Sam Dimitriu, head of research at the Adam Smith Institute, an advocate of free markets and lobbyist for privatisation, deregulation and tax reform, said outrage over the figures is hard to fathom.
“Given how important the decisions a CEO makes are to the success of a firm, it would be shocking if they were not extremely well paid.
“When Burberry’s CEO Angela Ahrendts announced her departure, it wiped £536m off Burberry’s value.
“Similarly, when Steve Ballmer resigned as Microsoft CEO, the firm’s value jumped by £20bn. Is it any wonder that firms invest heavily in attracting top talent?” he said.
He said unexpected CEO departures are driving bigger share price movements than ever before.
“If shareholders, and that includes anyone with a private pension, want a return on their investments then hiring the right chief executive is essential,” he added.
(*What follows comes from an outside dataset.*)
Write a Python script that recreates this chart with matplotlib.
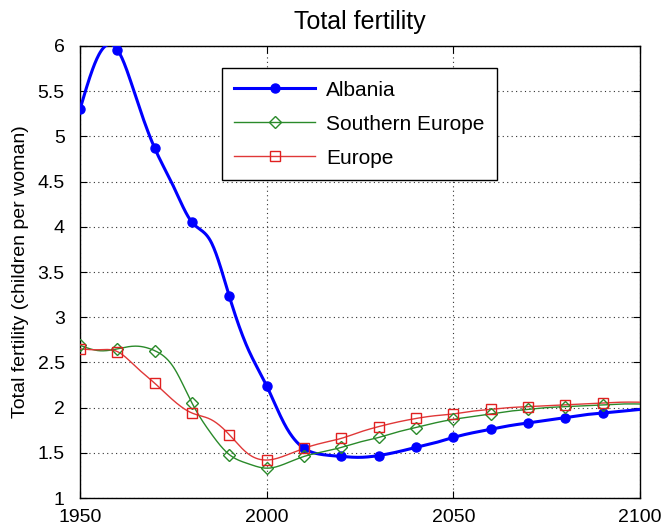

He said: “The High Pay Centre [is] wrong to link high pay at the top with low pay at the bottom. Poorly performing CEOs are bad for shareholders but worse for workers. Microsoft’s failure to invest big in smartphones not only reduced profits, it also meant they created fewer jobs.”
UK executive pay for FTSE 100 bosses fell by a fifth last year, down from £5.4m to £4.5m, according to other policy think tanks, as the era of ‘transparency’ comes into effect.